Even with all its flaws, the original film never sank to a level where it didn’t amuse us, whether it was in exploring (but also exploiting) the socio-political landscape of the war on terror or Stark’s guilt-stricken conscience, bruised by the extent of his organizations exploits. Because director Jon Favreau is no Sam Raimi, even his attempts at parodying the character (ala Spiderman 3) in self deprecation mode – with Tony Start dancing around in full armour on his birthday – feels embarrassingly unfunny. For action junkies, the cluttered night time scenes with Stark and Jim Rhodes (underwhelming Don Cheadle in armour as War Machine) lack the aerial panache of Iron Man fighting it out with Jet Fighters from the original.

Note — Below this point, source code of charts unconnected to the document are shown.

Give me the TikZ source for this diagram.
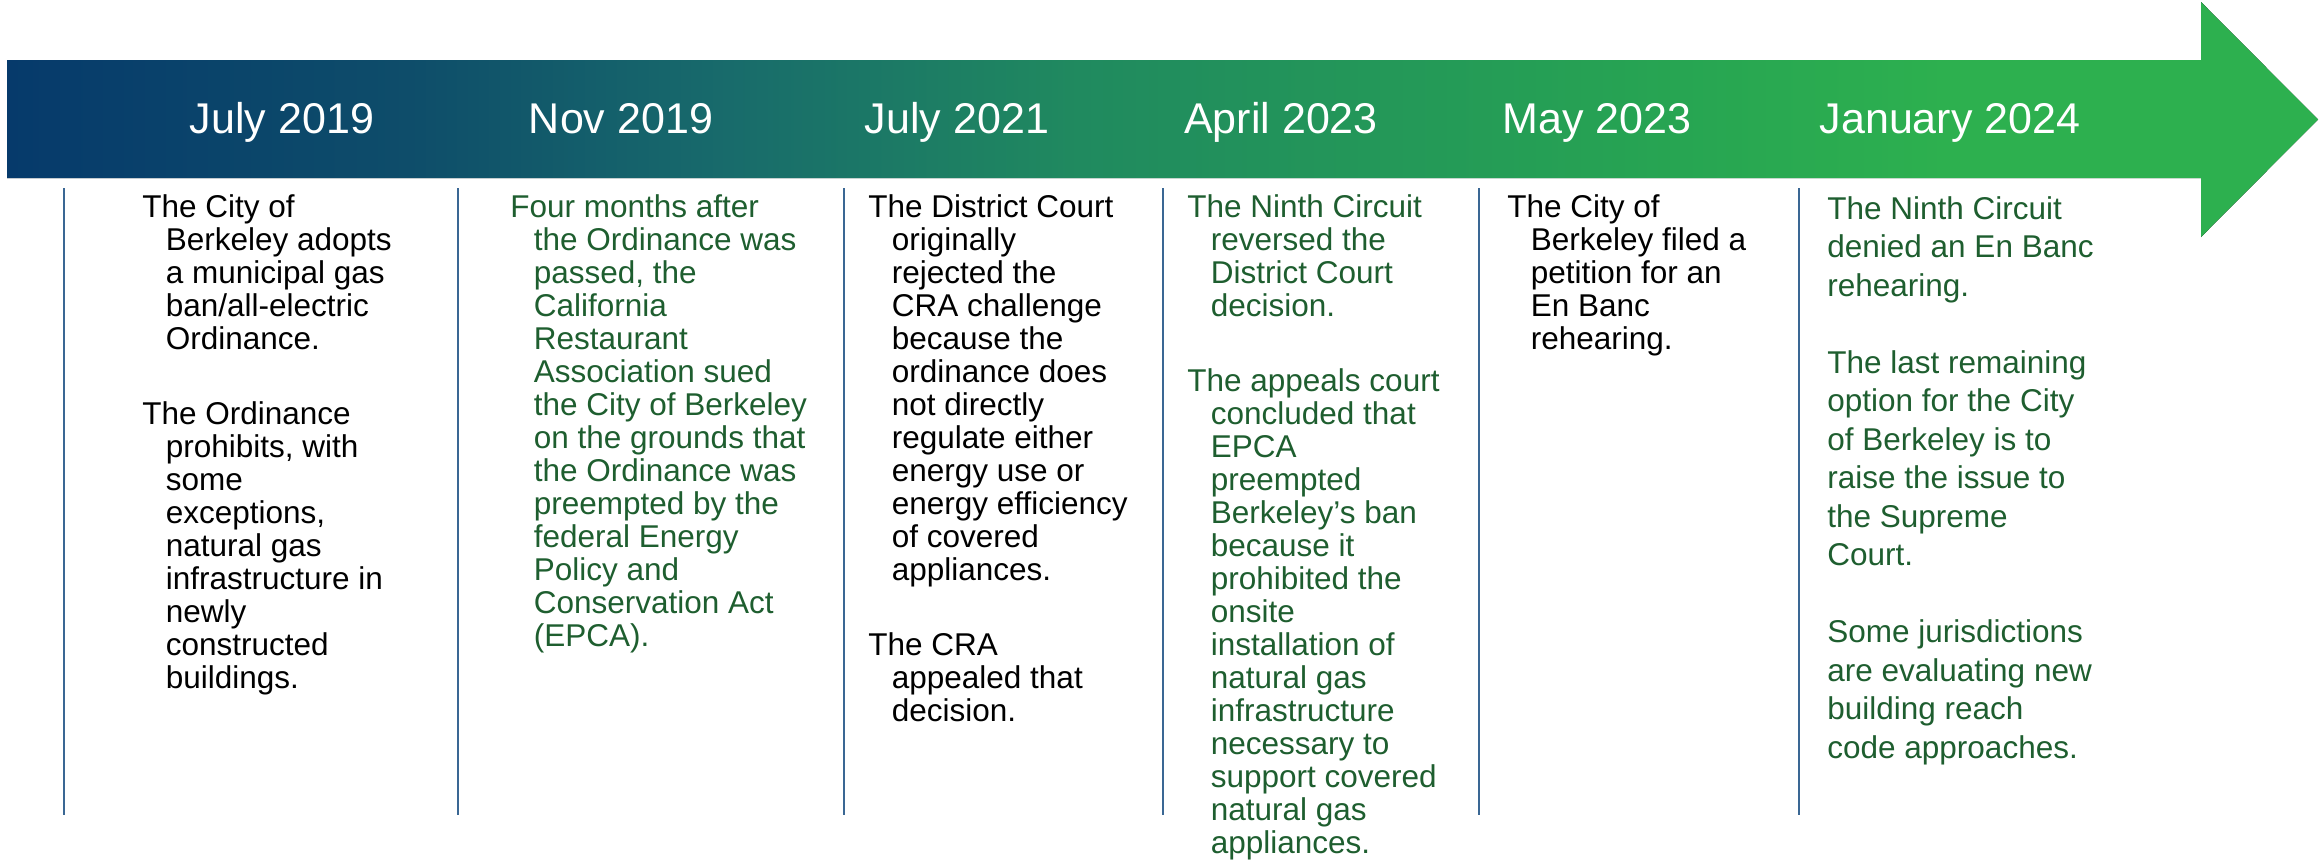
\documentclass[tikz,border=0pt]{standalone}
\usepackage{fontspec}
\setmainfont{Liberation Sans}
\definecolor{tlblue}{HTML}{063A6B}
\definecolor{tlstepa}{HTML}{0E4D6A}
\definecolor{tlstepb}{HTML}{186B6B}
\definecolor{tlstepc}{HTML}{208A5F}
\definecolor{tlstepd}{HTML}{27A552}
\definecolor{tlgreen}{HTML}{2DB04F}
\definecolor{notegreen}{HTML}{1E5E2F}
\definecolor{rulecol}{HTML}{3A6794}
% left-to-right fill of the timeline bar: the 25bp..75bp band spans the path
\pgfdeclarehorizontalshading{timeline}{100bp}{color(0bp)=(tlblue); color(25bp)=(tlblue);
  color(33.7bp)=(tlstepa); color(40.6bp)=(tlstepb); color(48.2bp)=(tlstepc);
  color(61.2bp)=(tlstepd); color(67bp)=(tlgreen); color(100bp)=(tlgreen)}
% line break followed by the hanging indent of a paragraph
\newcommand\hl{\\\hspace*{11.75pt}}
\newcommand\notebox[1]{\parbox[t]{170pt}{\raggedright #1}}
\begin{document}
\begin{tikzpicture}[x=0.5pt,y=-0.5pt,
  date/.style={text=white,font=\fontsize{21.5pt}{26pt}\selectfont,anchor=base,inner sep=0pt},
  note/.style={anchor=base west,inner sep=0pt,font=\fontsize{15.75pt}{16.5pt}\selectfont},
  widenote/.style={note,font=\fontsize{15.75pt}{19.25pt}\selectfont},
  sepline/.style={draw=rulecol,line width=0.8pt}]
\useasboundingbox (0,0) rectangle (2323,867);

% timeline arrow
\fill[shading=timeline] (7,60) -- (2201,60) -- (2201,2) -- (2318,119.5)
  -- (2201,237) -- (2201,178) -- (7,178) -- cycle;

% dates on the bar
\node[date] (d1) at (282,133) {July 2019};
\node[date] (d2) at (621,133) {Nov 2019};
\node[date] (d3) at (957,133) {July 2021};
\node[date] (d4) at (1281,133) {April 2023};
\node[date] (d5) at (1597,133) {May 2023};
\node[date] (d6) at (1950,133) {January 2024};

% column separators
\foreach \x in {64,458,844,1163,1479,1799}
  \draw[sepline] (\x,188) -- (\x,815);

% event descriptions
\node[note,text=black] (n1) at (142,217) {\notebox{%
The City of\hl Berkeley adopts\hl a municipal gas\hl ban/all-electric\hl Ordinance.\\[21pt]%
The Ordinance\hl prohibits, with\hl some\hl exceptions,\hl natural gas\hl infrastructure in\hl newly\hl constructed\hl buildings.}};

\node[note,text=notegreen] (n2) at (510,217) {\notebox{%
Four months after\hl the Ordinance was\hl passed, the\hl California\hl Restaurant\hl Association sued\hl the City of Berkeley\hl on the grounds that\hl the Ordinance was\hl preempted by the\hl federal Energy\hl Policy and\hl Conservation Act\hl (EPCA).}};

\node[note,text=black] (n3) at (868,217) {\notebox{%
The District Court\hl originally\hl rejected the\hl CRA challenge\hl because the\hl ordinance does\hl not directly\hl regulate either\hl energy use or\hl energy efficiency\hl of covered\hl appliances.\\[21pt]%
The CRA\hl appealed that\hl decision.}};

\node[note,text=notegreen] (n4) at (1187,217) {\notebox{%
The Ninth Circuit\hl reversed the\hl District Court\hl decision.\\[21pt]%
The appeals court\hl concluded that\hl EPCA\hl preempted\hl Berkeley’s ban\hl because it\hl prohibited the\hl onsite\hl installation of\hl natural gas\hl infrastructure\hl necessary to\hl support covered\hl natural gas\hl appliances.}};

\node[note,text=black] (n5) at (1507,217) {\notebox{%
The City of\hl Berkeley filed a\hl petition for an\hl En Banc\hl rehearing.}};

\node[widenote,text=notegreen] (n6) at (1827,219) {\notebox{%
The Ninth Circuit\\ denied an En Banc\\ rehearing.\\[19.25pt]%
The last remaining\\ option for the City\\ of Berkeley is to\\ raise the issue to\\ the Supreme\\ Court.\\[19.25pt]%
Some jurisdictions\\ are evaluating new\\ building reach\\ code approaches.}};
\end{tikzpicture}
\end{document}
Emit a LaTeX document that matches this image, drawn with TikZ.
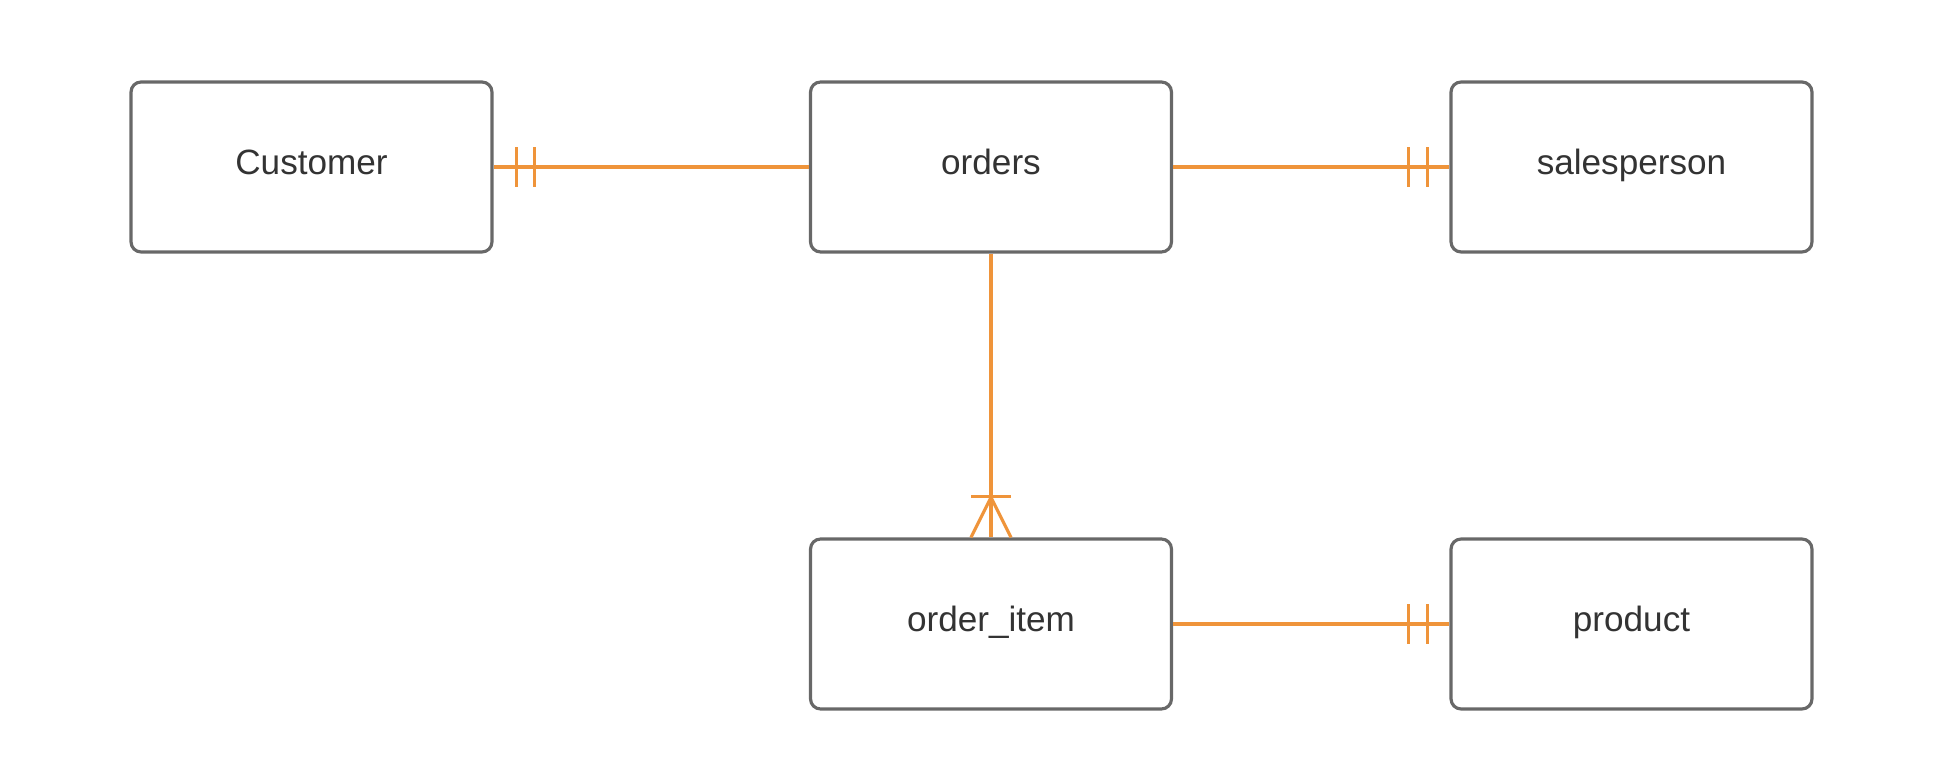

The film makes one fact glaringly obvious; comic book movies are not comic books themselves, they are movies and are expected to function in ways that films do. That Iron Man 2 doesn’t is a failure that stems out of its short-sightedness to connect itself to something bigger and greater. Intended as a tie in to the upcoming, proposed (and so far non- existent) Avengers movie, it instead becomes filler for it.

The movies tone implies it is a setup for the teams ultimate formation, and the blink and miss appearance of Captain America’s shield and Thor’s hammer, intended to provide drug like highs in audiences viewing pleasure, only confirms this observation. This is not a film but bait for a much bigger commercial franchise on the horizon and depending on how you see it, you will either enjoy it or feel duped by it.